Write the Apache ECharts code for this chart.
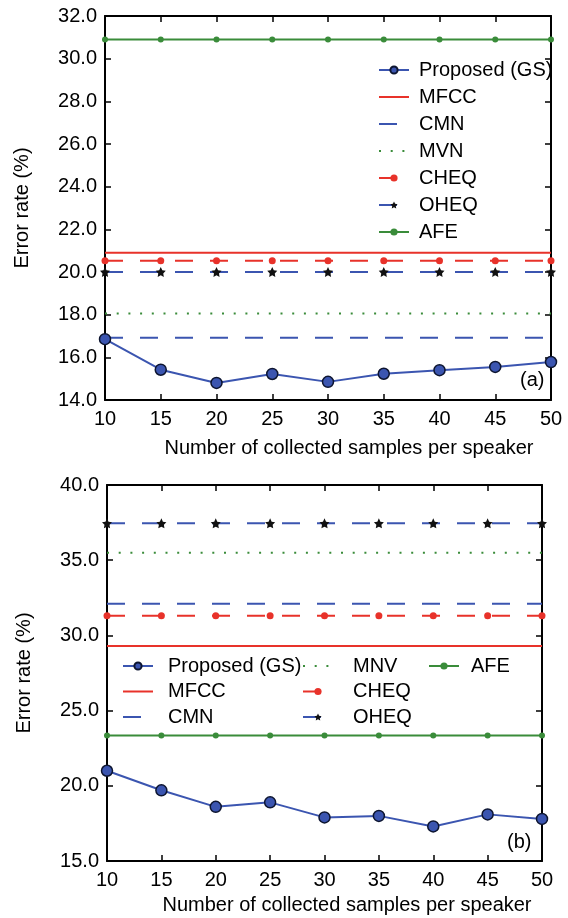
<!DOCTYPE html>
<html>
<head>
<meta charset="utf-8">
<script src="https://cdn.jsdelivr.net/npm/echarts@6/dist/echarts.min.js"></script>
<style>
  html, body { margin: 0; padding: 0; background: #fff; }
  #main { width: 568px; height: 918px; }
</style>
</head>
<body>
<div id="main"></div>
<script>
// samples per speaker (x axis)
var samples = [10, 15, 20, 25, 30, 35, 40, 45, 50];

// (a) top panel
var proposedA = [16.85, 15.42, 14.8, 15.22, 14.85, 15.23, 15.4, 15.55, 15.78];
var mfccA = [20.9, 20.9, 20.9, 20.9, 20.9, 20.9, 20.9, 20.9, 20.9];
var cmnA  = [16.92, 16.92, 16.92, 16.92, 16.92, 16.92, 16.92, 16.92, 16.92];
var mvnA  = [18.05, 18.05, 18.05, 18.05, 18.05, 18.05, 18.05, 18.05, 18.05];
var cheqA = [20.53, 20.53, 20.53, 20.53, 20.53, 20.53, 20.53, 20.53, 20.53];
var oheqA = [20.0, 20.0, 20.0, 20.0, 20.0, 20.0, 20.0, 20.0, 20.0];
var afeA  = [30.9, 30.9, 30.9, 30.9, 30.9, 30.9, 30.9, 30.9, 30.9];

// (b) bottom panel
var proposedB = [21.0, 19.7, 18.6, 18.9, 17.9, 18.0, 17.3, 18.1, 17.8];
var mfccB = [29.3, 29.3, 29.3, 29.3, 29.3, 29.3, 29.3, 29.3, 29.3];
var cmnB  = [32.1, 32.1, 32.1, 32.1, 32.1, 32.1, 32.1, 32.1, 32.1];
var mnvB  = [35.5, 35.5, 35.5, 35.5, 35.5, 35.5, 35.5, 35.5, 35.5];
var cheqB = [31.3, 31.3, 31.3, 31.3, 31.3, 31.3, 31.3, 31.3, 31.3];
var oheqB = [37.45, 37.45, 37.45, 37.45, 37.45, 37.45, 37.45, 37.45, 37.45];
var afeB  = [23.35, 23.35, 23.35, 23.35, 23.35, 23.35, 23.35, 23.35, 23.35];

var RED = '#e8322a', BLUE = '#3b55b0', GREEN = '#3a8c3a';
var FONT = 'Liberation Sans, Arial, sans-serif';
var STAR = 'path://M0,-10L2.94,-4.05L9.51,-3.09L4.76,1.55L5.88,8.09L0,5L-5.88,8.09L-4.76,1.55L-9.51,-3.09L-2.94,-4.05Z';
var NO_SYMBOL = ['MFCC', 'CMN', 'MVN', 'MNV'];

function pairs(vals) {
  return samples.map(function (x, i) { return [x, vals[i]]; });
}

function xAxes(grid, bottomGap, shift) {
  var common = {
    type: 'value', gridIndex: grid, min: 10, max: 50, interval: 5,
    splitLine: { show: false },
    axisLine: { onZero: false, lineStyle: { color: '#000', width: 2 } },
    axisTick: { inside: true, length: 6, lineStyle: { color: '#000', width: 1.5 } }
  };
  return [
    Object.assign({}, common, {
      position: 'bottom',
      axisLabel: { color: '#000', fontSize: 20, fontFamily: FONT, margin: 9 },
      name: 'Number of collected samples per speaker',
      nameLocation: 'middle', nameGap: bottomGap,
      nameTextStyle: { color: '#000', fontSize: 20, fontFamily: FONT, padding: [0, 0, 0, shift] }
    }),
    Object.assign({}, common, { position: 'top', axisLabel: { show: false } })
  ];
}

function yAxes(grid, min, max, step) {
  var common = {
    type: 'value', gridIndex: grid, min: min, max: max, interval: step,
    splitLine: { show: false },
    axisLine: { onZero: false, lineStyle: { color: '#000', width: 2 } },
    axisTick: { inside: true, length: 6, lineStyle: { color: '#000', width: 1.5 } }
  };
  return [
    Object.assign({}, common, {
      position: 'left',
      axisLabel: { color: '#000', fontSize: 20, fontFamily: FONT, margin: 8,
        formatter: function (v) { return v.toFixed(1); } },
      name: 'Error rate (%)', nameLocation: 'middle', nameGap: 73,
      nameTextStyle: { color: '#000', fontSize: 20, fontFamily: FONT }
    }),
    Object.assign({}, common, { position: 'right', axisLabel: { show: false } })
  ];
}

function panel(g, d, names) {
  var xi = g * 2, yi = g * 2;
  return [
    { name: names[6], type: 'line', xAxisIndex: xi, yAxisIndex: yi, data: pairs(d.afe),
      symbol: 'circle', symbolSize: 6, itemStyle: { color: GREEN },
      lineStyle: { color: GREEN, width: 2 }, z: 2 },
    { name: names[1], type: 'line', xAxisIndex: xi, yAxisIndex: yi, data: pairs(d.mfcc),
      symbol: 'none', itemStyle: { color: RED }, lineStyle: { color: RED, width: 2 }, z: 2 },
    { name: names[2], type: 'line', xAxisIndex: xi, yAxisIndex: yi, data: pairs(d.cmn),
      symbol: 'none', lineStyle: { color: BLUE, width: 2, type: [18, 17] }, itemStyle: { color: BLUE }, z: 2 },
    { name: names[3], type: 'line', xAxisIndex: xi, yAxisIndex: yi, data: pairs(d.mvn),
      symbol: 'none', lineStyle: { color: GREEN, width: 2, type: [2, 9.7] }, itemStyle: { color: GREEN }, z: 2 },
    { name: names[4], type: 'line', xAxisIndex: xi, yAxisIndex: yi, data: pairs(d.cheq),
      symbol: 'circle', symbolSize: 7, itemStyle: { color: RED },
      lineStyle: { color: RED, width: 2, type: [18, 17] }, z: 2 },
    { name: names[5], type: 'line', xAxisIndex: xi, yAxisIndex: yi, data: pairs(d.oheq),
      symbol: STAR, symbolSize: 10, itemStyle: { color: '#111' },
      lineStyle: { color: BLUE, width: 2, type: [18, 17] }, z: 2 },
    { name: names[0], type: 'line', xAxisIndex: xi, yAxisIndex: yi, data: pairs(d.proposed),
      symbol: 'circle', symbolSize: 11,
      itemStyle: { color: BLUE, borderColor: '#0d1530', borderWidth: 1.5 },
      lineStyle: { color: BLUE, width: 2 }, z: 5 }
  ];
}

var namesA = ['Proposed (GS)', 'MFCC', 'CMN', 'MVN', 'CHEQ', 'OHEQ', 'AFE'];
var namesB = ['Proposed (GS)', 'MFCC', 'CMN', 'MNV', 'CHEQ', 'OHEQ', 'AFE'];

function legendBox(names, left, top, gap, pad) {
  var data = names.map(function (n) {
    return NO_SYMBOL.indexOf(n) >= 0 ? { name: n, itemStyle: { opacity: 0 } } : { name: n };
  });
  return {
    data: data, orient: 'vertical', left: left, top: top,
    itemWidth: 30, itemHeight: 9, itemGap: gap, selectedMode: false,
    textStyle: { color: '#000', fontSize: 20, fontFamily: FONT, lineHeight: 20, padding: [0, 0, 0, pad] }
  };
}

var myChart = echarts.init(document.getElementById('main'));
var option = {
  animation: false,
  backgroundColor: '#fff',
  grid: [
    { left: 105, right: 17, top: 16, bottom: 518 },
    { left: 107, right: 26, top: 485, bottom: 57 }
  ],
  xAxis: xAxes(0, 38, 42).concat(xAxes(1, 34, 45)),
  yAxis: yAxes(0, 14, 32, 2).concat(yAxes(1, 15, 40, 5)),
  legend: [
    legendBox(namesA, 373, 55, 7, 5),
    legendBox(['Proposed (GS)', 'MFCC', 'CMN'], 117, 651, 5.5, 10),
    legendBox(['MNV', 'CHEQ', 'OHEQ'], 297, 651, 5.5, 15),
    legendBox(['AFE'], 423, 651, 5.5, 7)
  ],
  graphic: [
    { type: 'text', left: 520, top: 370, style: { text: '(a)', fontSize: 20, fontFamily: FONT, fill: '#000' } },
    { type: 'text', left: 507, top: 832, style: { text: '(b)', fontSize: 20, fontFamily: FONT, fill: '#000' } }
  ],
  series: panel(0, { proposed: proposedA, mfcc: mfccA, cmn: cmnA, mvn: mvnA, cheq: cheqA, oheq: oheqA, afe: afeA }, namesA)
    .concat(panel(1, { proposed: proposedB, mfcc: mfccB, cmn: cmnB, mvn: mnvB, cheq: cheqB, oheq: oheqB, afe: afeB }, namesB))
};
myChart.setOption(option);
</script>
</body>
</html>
----
EXERCISE REQUIREMENTS »
From the first line above through the line containing "40, 45, 50];", copy everything exactly, without the pictures.

FINAL RESULT »
Write the Apache ECharts code for this chart.
<!DOCTYPE html>
<html>
<head>
<meta charset="utf-8">
<script src="https://cdn.jsdelivr.net/npm/echarts@6/dist/echarts.min.js"></script>
<style>
  html, body { margin: 0; padding: 0; background: #fff; }
  #main { width: 568px; height: 918px; }
</style>
</head>
<body>
<div id="main"></div>
<script>
// samples per speaker (x axis)
var samples = [10, 15, 20, 25, 30, 35, 40, 45, 50];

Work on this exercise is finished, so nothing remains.